The article goes on to detail that even "Blue Dog" Democrats have nothing but good things to say about Pelosi, that she has been vigilant about complying with her various promises, and has even attracted the respect and compliments of various House Republicans, notwithstanding their being upset about their lack of influence:
Newly demoted Republicans have been able to do little but watch unhappily from the sidelines, echoing the complaint often made by Democrats during their 12 years in the minority: that they are being shut out of the legislative process.
Yet several GOP lawmakers said it hardly is surprising that Pelosi is flexing her muscles now that she is leading the Democrats' return to power.
"Speaker Pelosi worked a long time to earn this opportunity to be elected speaker, and she is totally enjoying her first month on the job," said Rep. Tom Reynolds, R-N.Y.
"It's not that she's the first woman, it's her style," he added. "She's a risk taker."
I wonder if Tim Noah took her off her two-strike probation yet.
The point here is not that Pelosi is the Greatest Speaker Ever. She has only been in office less than a month and any judgments about her Speakership would be absurdly premature (though less absurdly premature than the tidal wave of condemnations and even death sentences before she even began).

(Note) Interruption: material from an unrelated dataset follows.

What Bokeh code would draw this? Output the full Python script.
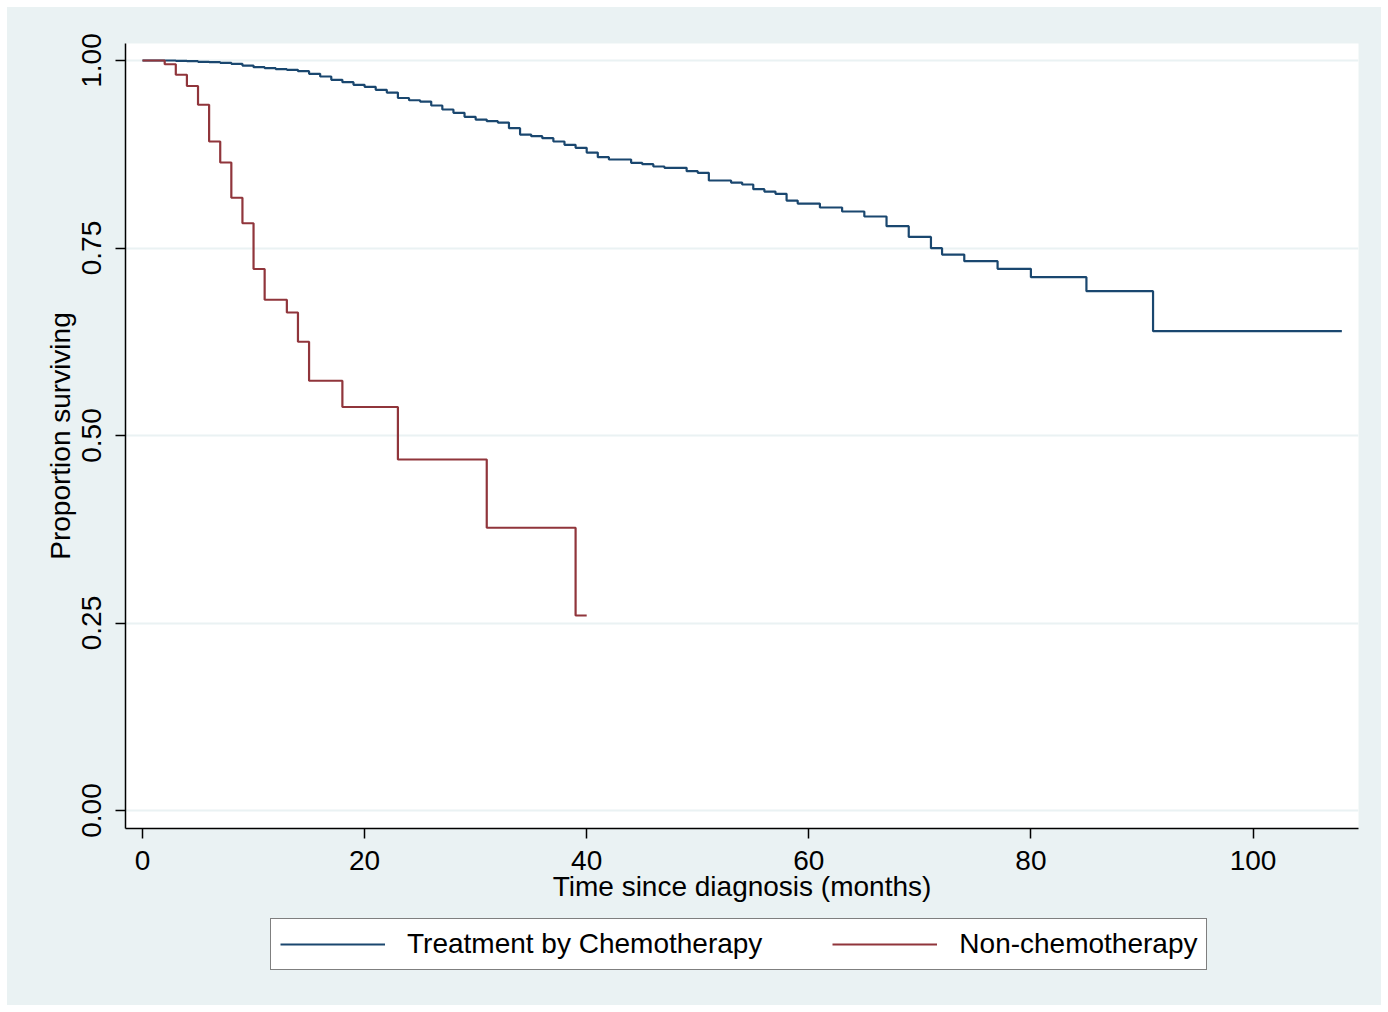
from bokeh.plotting import figure
from bokeh.layouts import column
from bokeh.models import (FixedTicker, NumeralTickFormatter, Legend, LegendItem,
                          Range1d)
from bokeh.embed import file_html
from bokeh.resources import INLINE

# ---- data ----
chemo_time = [0, 3, 4, 5, 6, 7, 8, 9, 10, 11, 12, 13, 14, 15, 16, 17, 18, 19, 20, 21,
              22, 23, 24, 25, 26, 27, 28, 29, 30, 31, 32, 33, 34, 35, 36, 37, 38, 39,
              40, 41, 42, 44, 45, 46, 47, 49, 50, 51, 53, 54, 55, 56, 57, 58, 59, 61,
              63, 65, 67, 69, 71, 72, 74, 77, 80, 85, 91, 108]
chemo_surv = [1.000, 0.9996, 0.9991, 0.9982, 0.9978, 0.9969, 0.9956, 0.9933, 0.9911,
              0.9898, 0.9884, 0.9876, 0.9858, 0.9822, 0.9787, 0.9742, 0.9711, 0.9676,
              0.9649, 0.9609, 0.9573, 0.9500, 0.9470, 0.9453, 0.9400, 0.9347, 0.9302,
              0.9249, 0.9213, 0.9191, 0.9173, 0.9098, 0.9013, 0.8991, 0.8964, 0.8920,
              0.8876, 0.8836, 0.8773, 0.8711, 0.8680, 0.8636, 0.8618, 0.8587, 0.8569,
              0.8524, 0.8502, 0.8400, 0.8373, 0.8347, 0.8284, 0.8253, 0.8222, 0.8133,
              0.8093, 0.8040, 0.7987, 0.7920, 0.7791, 0.7648, 0.7498, 0.7413, 0.7324,
              0.7222, 0.7111, 0.6924, 0.6391, 0.6391]

nonchemo_time = [0, 2, 3, 4, 5, 6, 7, 8, 9, 10, 11, 13, 14, 15, 18, 23, 31, 39, 40]
nonchemo_surv = [1.000, 0.995, 0.981, 0.966, 0.941, 0.892, 0.864, 0.817, 0.783, 0.722,
                 0.681, 0.664, 0.625, 0.573, 0.538, 0.468, 0.377, 0.260, 0.260]

x_ticks = [0, 20, 40, 60, 80, 100]
y_ticks = [0.0, 0.25, 0.5, 0.75, 1.0]
series_names = ["Treatment by Chemotherapy", "Non-chemotherapy"]

# ---- style ----
BG = "#EAF2F3"
BLUE = "#1A476F"
RED = "#90353B"
FONT = "Liberation Sans"

p = figure(frame_width=1233, frame_height=785, output_backend="svg",
           toolbar_location=None,
           x_range=Range1d(-1.53, 109.5), y_range=Range1d(-0.024, 1.0227),
           min_border_left=118, min_border_right=23, min_border_top=36,
           min_border_bottom=85)
p.border_fill_color = BG
p.background_fill_color = "white"
p.outline_line_color = None

p.step(chemo_time, chemo_surv, mode="after", line_color=BLUE, line_width=2.2)
p.step(nonchemo_time, nonchemo_surv, mode="after", line_color=RED, line_width=2.2)

# axes
p.xaxis.ticker = FixedTicker(ticks=x_ticks)
p.yaxis.ticker = FixedTicker(ticks=y_ticks)
p.yaxis.formatter = NumeralTickFormatter(format="0.00")
p.xaxis.axis_label = "Time since diagnosis (months)"
p.yaxis.axis_label = "Proportion surviving"
for ax in (p.xaxis, p.yaxis):
    ax.axis_line_color = "black"
    ax.axis_line_width = 1.5
    ax.major_tick_line_color = "black"
    ax.major_tick_line_width = 1.5
    ax.major_tick_out = 10
    ax.major_tick_in = 0
    ax.minor_tick_line_color = None
    ax.major_label_text_font = FONT
    ax.major_label_text_font_size = "28px"
    ax.major_label_text_color = "black"
    ax.axis_label_text_font = FONT
    ax.axis_label_text_font_size = "28px"
    ax.axis_label_text_font_style = "normal"
    ax.axis_label_text_color = "black"
p.yaxis.major_label_orientation = "parallel"
p.xaxis.major_label_standoff = 12
p.yaxis.major_label_standoff = 14
p.xaxis.axis_label_standoff = -2
p.yaxis.axis_label_standoff = 4

p.xgrid.grid_line_color = None
p.ygrid.grid_line_color = BG
p.ygrid.grid_line_width = 2

# ---- legend holder (continues the light background below the plot) ----
p2 = figure(frame_width=1374, frame_height=92, output_backend="svg",
            toolbar_location=None, x_axis_type=None, y_axis_type=None,
            x_range=Range1d(0, 1), y_range=Range1d(0, 1),
            min_border_left=0, min_border_right=0, min_border_top=0,
            min_border_bottom=0)
p2.border_fill_color = BG
p2.background_fill_color = BG
p2.outline_line_color = None
p2.xgrid.grid_line_color = None
p2.ygrid.grid_line_color = None
# keys drawn outside the visible range: only their legend swatches show
k1 = p2.line([-5, -4], [-5, -4], line_color=BLUE, line_width=2.2)
k2 = p2.line([-5, -4], [-5, -4], line_color=RED, line_width=2.2)

legend = Legend(items=[LegendItem(label=series_names[0], renderers=[k1]),
                       LegendItem(label=series_names[1], renderers=[k2])],
                orientation="horizontal", location=(263, 35))
legend.label_text_font = FONT
legend.label_text_font_size = "28px"
legend.label_text_color = "black"
legend.glyph_width = 105
legend.glyph_height = 24
legend.label_standoff = 22
legend.spacing = 70
legend.padding = 9
legend.margin = 0
legend.border_line_color = "black"
legend.border_line_width = 1.5
legend.background_fill_color = "white"
legend.background_fill_alpha = 1.0
p2.add_layout(legend, "center")

layout = column(p, p2, spacing=0)
layout.margin = (7, 7, 7, 7)
layout.styles = {"background-color": BG}

open("out.html", "w").write(file_html(layout, INLINE))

But what is notable is just how vapid and ill-informed all of that chatter was that filled up the airwaves and conventional-wisdom-spouting newspaper and magazine columns for weeks and weeks after the midterm election.
As I wrote in November when the Pelosi-is-Damaged-Goods theme was in full force: "Nancy Pelosi, and really everyone, would be well-advised not to listen to them and, above all, never adopt as a goal trying to please or satisfy them. They are frivolous and out of touch with everything that matters and should be treated as such." Obviously, Pelosi has learned that lesson a long time ago and it has served her quite well. There really are few things less reliable and more wrong than the country's predominant pundit class.